While I may marry eventually, so I can reap the unfair benefits of marriage (because I always love a good government deal), I would forsake my own selfish interest to see the Supreme Court overthrow the entire institution of marriage, seeing it as the unfair, restrictive and presumptuous system it is. I would like to watch marriage equality supporters and opponents realize that not everyone will or wants to get married, and that regardless, we do all deserve equal rights. In my fantasy, equality supporters would get equal rights, and since marriage would no longer be a legal category, opponents could do whatever they wanted. I would like to watch both sides realize that marriage is a label, family is a construction made in many different ways, and love is better and more rewarding than any tax benefit.
Since that’s not likely to happen, three cheers for marriage equality.

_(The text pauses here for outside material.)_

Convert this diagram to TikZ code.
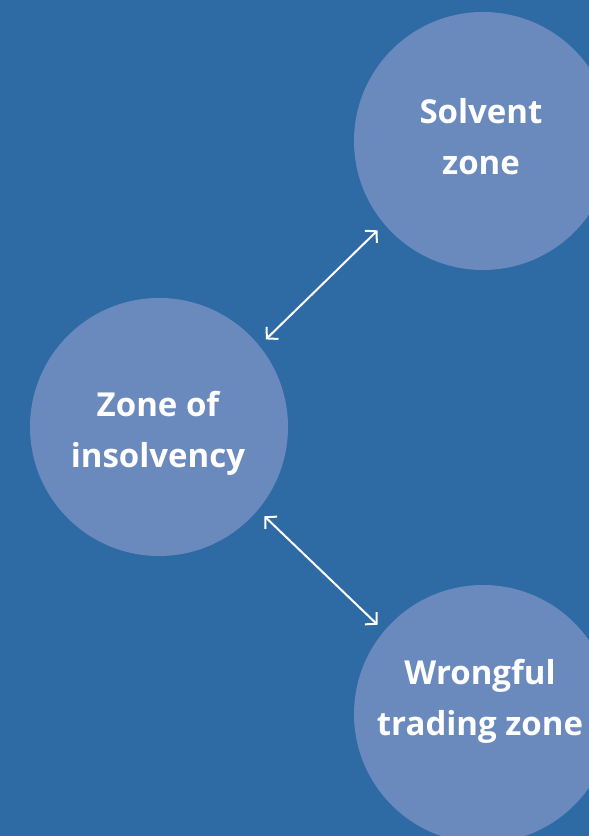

Just remember, when and if the time comes, instead of having a wedding to celebrate your union, throw a party for all your single friends (with your tax benefit?) and shower them and the world around you with the love you have found. Maybe make a toast at the party and be really cheezy and quote Hillary Clinton and say: “It takes a village.” Supreme Court has just ruled that you MUST do that.
Thank you for this post. I feel the same way but you have put it so eloquently. My sister lost her job because she wasn’t married. That is, they took her full-time job with benefits and changed it into 2 part-time jobs without benefits. Had she been married and had access to benefits through her spouse, she would barely have noticed the change. Instead, she had to move to a new city to get a new job. My point is, I would have given her my health insurance if I could! Unmarried people have family and loved ones just like everyone else! My sister, my brother, my nephews — they are my family. But the law sees me as alone.